Designed to introduce important new civic functions into the primarily commercial Münsterplatz, the dynamic new building houses a visitors’ center, a ticket office, and a café terrace on the ground floor, combining these programs with a top-lit, multilevel gallery space-cum-lecture hall on the floors above.
The building offers a powerful focal point to visitors entering the square along the main axes of pedestrian access, which flow from the west and southwest. Once visitors arrive at the building, an asymmetrical stair and a freestanding elevator afford access from the ground floor to the lecture hall and exhibition spaces above, while a bridge at the upper level links the restaurant to both the entry foyer on the ground floor and the exhibition spaces above. All of the building’s interior spaces have been designed to provide framed views of the cathedral and the square. The northwest perimeter of the square is planted with sycamore trees to create an intimate pedestrian scale along the commercial frontage.

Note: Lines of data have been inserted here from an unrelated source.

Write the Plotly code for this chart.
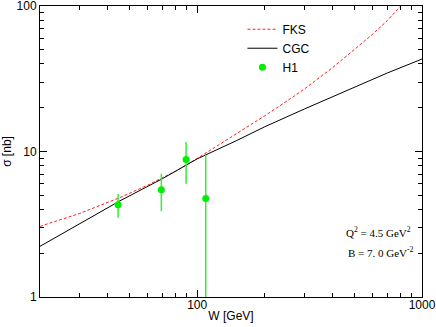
import plotly.graph_objects as go

# FKS prediction
W_fks = [20, 30, 45, 60, 70, 80, 100, 130, 160, 200, 270, 300, 400, 500, 600, 700, 800, 900]
sigma_fks = [3.06, 3.75, 4.8, 5.85, 6.6, 7.3, 8.95, 11.6, 14.1, 17.6, 24.0, 26.9, 37.7, 50.0, 63.5, 79.2, 100.0, 121.0]

# CGC prediction
W_cgc = [20, 30, 45, 70, 100, 150, 200, 300, 500, 700, 1000]
sigma_cgc = [2.23, 3.18, 4.55, 6.5, 8.9, 11.9, 14.8, 19.6, 27.8, 34.6, 43.2]

# H1 data
W_h1 = [44.5, 69.3, 89.3, 109.2]
sigma_h1 = [4.3, 5.46, 8.81, 4.76]
err_h1 = [0.8, 1.57, 2.8, 4.73]

fig = go.Figure()

fig.add_trace(go.Scatter(
    x=W_fks, y=sigma_fks, mode='lines', name='FKS',
    line=dict(color='#ff2020', width=1, dash='3px,2px')
))
fig.add_trace(go.Scatter(
    x=W_cgc, y=sigma_cgc, mode='lines', name='CGC',
    line=dict(color='black', width=1)
))
fig.add_trace(go.Scatter(
    x=W_h1, y=sigma_h1, mode='markers', name='H1',
    marker=dict(color='#00ee00', size=7),
    error_y=dict(type='data', array=err_h1, color='#33ee33', thickness=1.5, width=0)
))

font_sans = dict(family='Liberation Sans, Arial', size=12, color='black')
font_serif = dict(family='Liberation Serif, Times New Roman', size=11, color='black')

axis_common = dict(
    type='log', showgrid=False, zeroline=False, automargin=False,
    showline=True, linecolor='black', linewidth=1, mirror='allticks',
    ticks='inside', ticklen=7, tickcolor='black',
    minor=dict(ticks='inside', ticklen=4, tickcolor='black', showgrid=False),
    tickfont=font_sans, ticklabeloverflow='allow',
    dtick=1,
)

fig.update_xaxes(axis_common, range=[1.30103, 3], ticklabelstandoff=-3,
                 title=dict(text='W [GeV]', font=font_sans, standoff=0))
fig.update_yaxes(axis_common, range=[0, 2],
                 title=dict(text='σ [nb]', font=font_sans, standoff=4))

fig.add_annotation(xref='paper', yref='paper', x=0.977, y=0.222, xanchor='right', yanchor='middle',
                   text='Q<sup>2</sup> = 4.5 GeV<sup>2</sup>', showarrow=False, font=font_serif)
fig.add_annotation(xref='paper', yref='paper', x=0.984, y=0.156, xanchor='right', yanchor='middle',
                   text='B = 7. 0 GeV<sup>-2</sup>', showarrow=False, font=font_serif)

fig.update_layout(
    width=436, height=327,
    margin=dict(l=40, r=14, t=6, b=30),
    plot_bgcolor='white', paper_bgcolor='white',
    legend=dict(x=0.53, y=0.97, xanchor='left', yanchor='top',
                bgcolor='rgba(0,0,0,0)', font=font_sans),
)

# страница без отступов, чтобы рисунок стоял в углу окна
fig.write_html("out.html", config={'displayModeBar': False},
               post_script="document.body.style.margin='0px';")
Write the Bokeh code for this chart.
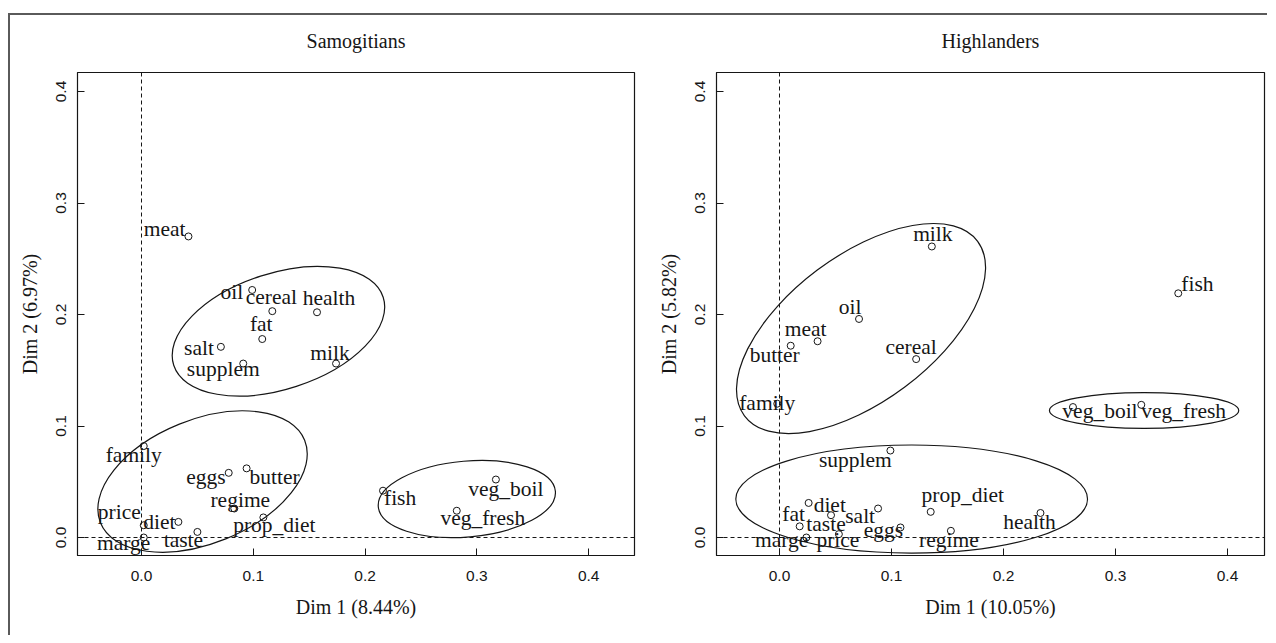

With its striking cylindrical form capped by three prominent skylights, the building derives its shape from a harmonious blending of the geometry of the cathedral with that of the town square. The building’s central drum functions as a visual counterpoint to the cathedral, while the nine-square structural bay system is augmented on three sides by concentric peripheral walls, which have been carefully modified by intersecting axes and regulating lines drawn from the surrounding urban landscape.